Sunday, June 2, 2013

Golkar Kritisi Rekrutmen Caleg

Senin, 29 September 2008.

Golkar Kritisi Rekrutmen CalegJakarta, 29 September 2008 03:24Sejumlah kader dan fungsionaris Partai Golkar mengkritisi pola rekrutmen calon anggota legislatif (caleg) yang cenderung memosisikan partai itu hanya milik pimpinan partai dan kroni tertentu.



"Kendati sudah lewat, patut dikritisi masalah rekrutmen calon anggota legislatif di berbagai jenjang yang sarat KKN, karena pimpinan partai cenderung memperjuangkan keluarganya sendiri, serta mereka yang termasuk kroninya," ujar politisi senior Partai Golkar, Akhmad Saramat, di Jakarta, Minggu (28/9).



Hal senada juga diutarakan politisi muda Partai Golkar yang juga Sekretaris Fraksi Partai Golkar di MPR RI, Hajriyanto Yasseir Thohari, dengan mengatakan, partai berlambang pohon beringin ini milik semua, bukan pimpinan partai. "Partai Golkaradalah milik semua anggota, bahkan milik bangsa. Karena itu kami sarankan, rangkullah semua kelompok demi kebesaran Partai Golkar," tandasnya.



Jadi, lanjutnya, Partai Golkar mestinya mengembangkan semangat merangkul yang inklusifistik. "Partai Golkar harus merangkul semua kelompok yang ada. Karena itu tadi, Partai Golkar bukanlah milik pimpinan partai saja, apalagi sekedar milik Dewan Pimpinan Pusat (DPP) Partai Golkar," tegas Hajriyanto.

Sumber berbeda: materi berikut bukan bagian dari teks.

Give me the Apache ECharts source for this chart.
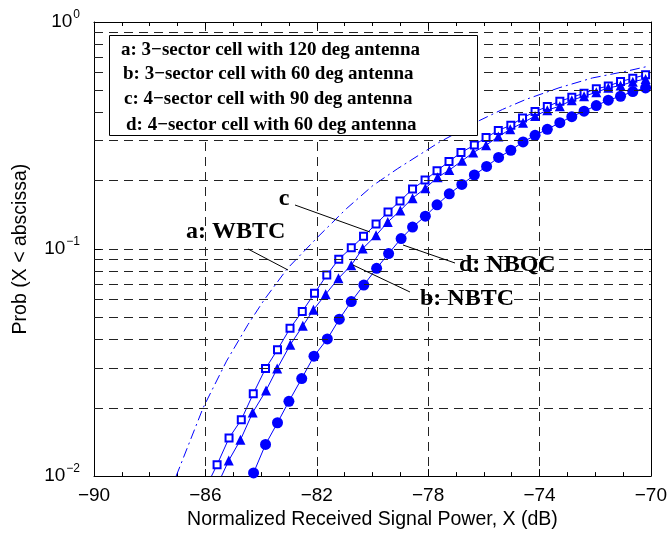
<!DOCTYPE html>
<html>
<head>
<meta charset="utf-8">
<title></title>
<style>
body{margin:0;background:#fff;}
#box{width:670px;height:535px;}
</style>
<script src="https://cdn.jsdelivr.net/npm/echarts@6.0.0/dist/echarts.min.js"></script>
</head>
<body>
<div id="box"></div>
<script>
// a: WBTC (dash-dot, no markers)
var aX = [-87.05,-86.08,-85.24,-84.47,-83.89,-83.05,-81.96,-80.94,-79.99,-79.09,-77.60,-76.14,-75.33,-74.49,-73.30,-72.10,-70.91,-70.13];
var aP = [0.0100,0.0200,0.0321,0.0465,0.0597,0.0822,0.1131,0.1504,0.1902,0.2262,0.2954,0.369,0.412,0.456,0.513,0.567,0.606,0.637];
// b: NBTC (triangles), first point is the line tail without marker
var bX = [-85.42,-85.16,-84.74,-84.30,-83.82,-83.42,-82.95,-82.50,-82.12,-81.68,-81.22,-80.76,-80.35,-79.87,-79.45,-79.00,-78.56,-78.10,-77.66,-77.24,-76.78,-76.38,-75.92,-75.48,-75.05,-74.59,-74.16,-73.72,-73.27,-72.84,-72.40,-71.96,-71.53,-71.09,-70.65,-70.19];
var bP = [0.0100,0.01172,0.01444,0.01905,0.02384,0.02977,0.03793,0.04592,0.05397,0.06324,0.0743,0.08492,0.1005,0.1149,0.1315,0.1479,0.1676,0.1853,0.2070,0.2228,0.2447,0.2662,0.2865,0.3129,0.3368,0.3604,0.3852,0.4091,0.4259,0.4527,0.4710,0.4904,0.5128,0.5248,0.5458,0.5615];
// c (squares), first point is the line tail without marker
var cX = [-85.78,-85.58,-85.15,-84.71,-84.28,-83.84,-83.41,-82.96,-82.52,-82.08,-81.64,-81.21,-80.76,-80.32,-79.87,-79.44,-79.01,-78.56,-78.11,-77.68,-77.25,-76.82,-76.34,-75.92,-75.48,-75.03,-74.61,-74.16,-73.72,-73.27,-72.84,-72.40,-71.96,-71.53,-71.09,-70.65,-70.19];
var cP = [0.0100,0.01122,0.01472,0.01771,0.02307,0.02976,0.03604,0.04474,0.05312,0.06385,0.07681,0.0902,0.1012,0.1138,0.1289,0.1455,0.1626,0.1840,0.2015,0.2213,0.243,0.266,0.287,0.310,0.333,0.351,0.378,0.403,0.424,0.448,0.466,0.486,0.508,0.522,0.547,0.565,0.586];
// d: NBQC (circles)
var dX = [-84.27,-83.84,-83.41,-83.00,-82.54,-82.10,-81.62,-81.19,-80.76,-80.31,-79.85,-79.42,-78.97,-78.56,-78.10,-77.68,-77.24,-76.79,-76.34,-75.90,-75.47,-75.03,-74.59,-74.16,-73.72,-73.27,-72.84,-72.40,-71.96,-71.53,-71.09,-70.65,-70.19];
var dP = [0.01033,0.01378,0.01718,0.02134,0.0269,0.03375,0.04018,0.04911,0.05871,0.06943,0.08221,0.09555,0.1112,0.1250,0.1396,0.1566,0.1750,0.1925,0.2119,0.2312,0.2531,0.2724,0.2963,0.3169,0.3368,0.3604,0.3828,0.4050,0.4285,0.4525,0.4710,0.4938,0.5126];

var minorY = [0.02,0.03,0.04,0.05,0.06,0.07,0.08,0.09,0.2,0.3,0.4,0.5,0.6,0.7,0.8,0.9];
var legendLines = ['a: 3\u2212sector cell with 120 deg antenna','b: 3\u2212sector cell with 60 deg antenna','c: 4\u2212sector cell with 90 deg antenna','d: 4\u2212sector cell with 60 deg antenna'];

var BLUE = '#0000ff';
var SERIF = '"Liberation Serif","Times New Roman",serif';
var SANS = '"Liberation Sans",Arial,sans-serif';
var gridDash = {color:'#222', type:[9,6], width:1};

function zip(xs, ps, noMarkFirst){
  return xs.map(function(x,i){
    if(noMarkFirst && i===0) return {value:[x,ps[i]], symbol:'none'};
    return [x,ps[i]];
  });
}

var chart = echarts.init(document.getElementById('box'));

var xBase = {
  type:'value', min:-90, max:-70, interval:4,
  axisLine:{lineStyle:{color:'#000',width:1}},
  axisTick:{inside:true,length:7,lineStyle:{color:'#000'}},
  minorTick:{show:true,splitNumber:4,length:4,lineStyle:{color:'#000'}}
};
var yBase = {
  type:'log', logBase:10, min:0.01, max:1,
  axisLine:{show:true,lineStyle:{color:'#000',width:1}},
  axisTick:{inside:true,length:7,lineStyle:{color:'#000'}}
};

var annFont = 'bold 24px '+SERIF;
var legFont = 'bold 19px '+SERIF;

chart.setOption({
  animation:false,
  backgroundColor:'#fff',
  grid:{left:94,right:18,top:22,bottom:56},
  xAxis:[
    Object.assign({}, xBase, {
      position:'bottom',
      name:'Normalized Received Signal Power, X (dB)',
      nameLocation:'middle', nameGap:32,
      nameTextStyle:{fontFamily:SANS,fontSize:19.5,color:'#000'},
      axisLabel:{fontFamily:SANS,fontSize:19,color:'#000',margin:10,
        formatter:function(v){return v<0?'\u2212'+Math.abs(v):String(v);}},
      splitLine:{show:true,lineStyle:gridDash}
    }),
    Object.assign({}, xBase, {position:'top',axisLabel:{show:false},splitLine:{show:false}})
  ],
  yAxis:[
    Object.assign({}, yBase, {
      position:'left',
      name:'Prob (X < abscissa)',
      nameLocation:'middle', nameGap:63,
      nameTextStyle:{fontFamily:SANS,fontSize:19.5,color:'#000'},
      axisLabel:{margin:14,color:'#000',
        formatter:function(v){
          var e = Math.round(Math.log10(v));
          return '{b|10}{s|'+(e<0?'\u2212'+(-e):e)+'}';
        },
        rich:{b:{fontFamily:SANS,fontSize:19,color:'#000'},
              s:{fontFamily:SANS,fontSize:12,color:'#000',verticalAlign:'bottom',padding:[0,0,14,1]}}},
      splitLine:{show:true,lineStyle:gridDash}
    }),
    Object.assign({}, yBase, {position:'right',axisLabel:{show:false},splitLine:{show:false}})
  ],
  series:[
    {
      name:'grid', type:'line', data:[], silent:true,
      markLine:{silent:true,symbol:'none',label:{show:false},lineStyle:gridDash,
        data:minorY.map(function(v){return {yAxis:v};})}
    },
    {
      name:'a', type:'line', showSymbol:false, symbol:'none',
      data:zip(aX,aP),
      lineStyle:{color:BLUE,width:1,type:[10,4,2,4]}, z:3
    },
    {
      name:'c', type:'line', symbol:'emptyRect', symbolSize:7,
      data:zip(cX,cP,true),
      itemStyle:{color:BLUE,borderColor:BLUE,borderWidth:1},
      lineStyle:{color:BLUE,width:1}, z:4
    },
    {
      name:'b', type:'line', symbol:'triangle', symbolSize:10,
      data:zip(bX,bP,true),
      itemStyle:{color:BLUE},
      lineStyle:{color:BLUE,width:1}, z:4
    },
    {
      name:'d', type:'line', symbol:'circle', symbolSize:11,
      data:zip(dX,dP),
      itemStyle:{color:BLUE},
      lineStyle:{color:BLUE,width:1}, z:4
    }
  ],
  graphic:[
    {type:'rect', z:100, shape:{x:109.5,y:35.5,width:368,height:100},
     style:{fill:'#fff',stroke:'#000',lineWidth:1}},
    {type:'text', z:101, x:121, y:50, style:{text:legendLines[0],font:legFont,fill:'#000',verticalAlign:'middle'}},
    {type:'text', z:101, x:123, y:74, style:{text:legendLines[1],font:legFont,fill:'#000',verticalAlign:'middle'}},
    {type:'text', z:101, x:124, y:99, style:{text:legendLines[2],font:legFont,fill:'#000',verticalAlign:'middle'}},
    {type:'text', z:101, x:126, y:125, style:{text:legendLines[3],font:legFont,fill:'#000',verticalAlign:'middle'}},
    // annotations
    {type:'text', z:101, x:284, y:199, style:{text:'c',font:annFont,fill:'#000',align:'center',verticalAlign:'middle'}},
    {type:'line', z:101, shape:{x1:295,y1:205,x2:370,y2:232}, style:{stroke:'#000',lineWidth:1}},
    {type:'text', z:101, x:186, y:232, style:{text:'a: WBTC',font:annFont,fill:'#000',verticalAlign:'middle'}},
    {type:'line', z:101, shape:{x1:248,y1:249,x2:288,y2:270}, style:{stroke:'#000',lineWidth:1}},
    {type:'text', z:101, x:459, y:265, style:{text:'d: NBQC',font:annFont,fill:'#000',verticalAlign:'middle'}},
    {type:'line', z:101, shape:{x1:403,y1:245,x2:455,y2:263}, style:{stroke:'#000',lineWidth:1}},
    {type:'text', z:101, x:420, y:299, style:{text:'b: NBTC',font:annFont,fill:'#000',verticalAlign:'middle'}},
    {type:'line', z:101, shape:{x1:353,y1:265,x2:410,y2:292}, style:{stroke:'#000',lineWidth:1}}
  ]
});
</script>
</body>
</html>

Masalah ini, menurutnya, merupakan `PR` berat buat Partai Golkar, selain menghadapi sikap `khawatir` menghadapi fenomena polling (dengan hasil kurang menguntungkan bagi Partai Golkar). "Dua masalah itu harus mendapat perhatian serius. Juga kita perlu mengeritisi ihwal kecenderungan `mutul exclusion` akhir-akhir ini," ujarnya.



Karena, demikian Hajriyanto, sebagai kekuatan moderasi dan mediasi, sangatlah ironis jika kecenderungan mutual exclusion akhir-akhir ini justru menguat dalam tubuh partai.



Hal ini, lanjutnya, sekali lagi harus dihadapi dengan mengembangkan semangat merangkul yang inklusifistik. "Partai Golkar harus merangkul semua kelompok yang ada. Partai Golkar bukanlah milik pimpinan partai saja, apalagi sekedar milik Dewan Pimpinan Pusat (DPP) Partai Golkar," tandasnya.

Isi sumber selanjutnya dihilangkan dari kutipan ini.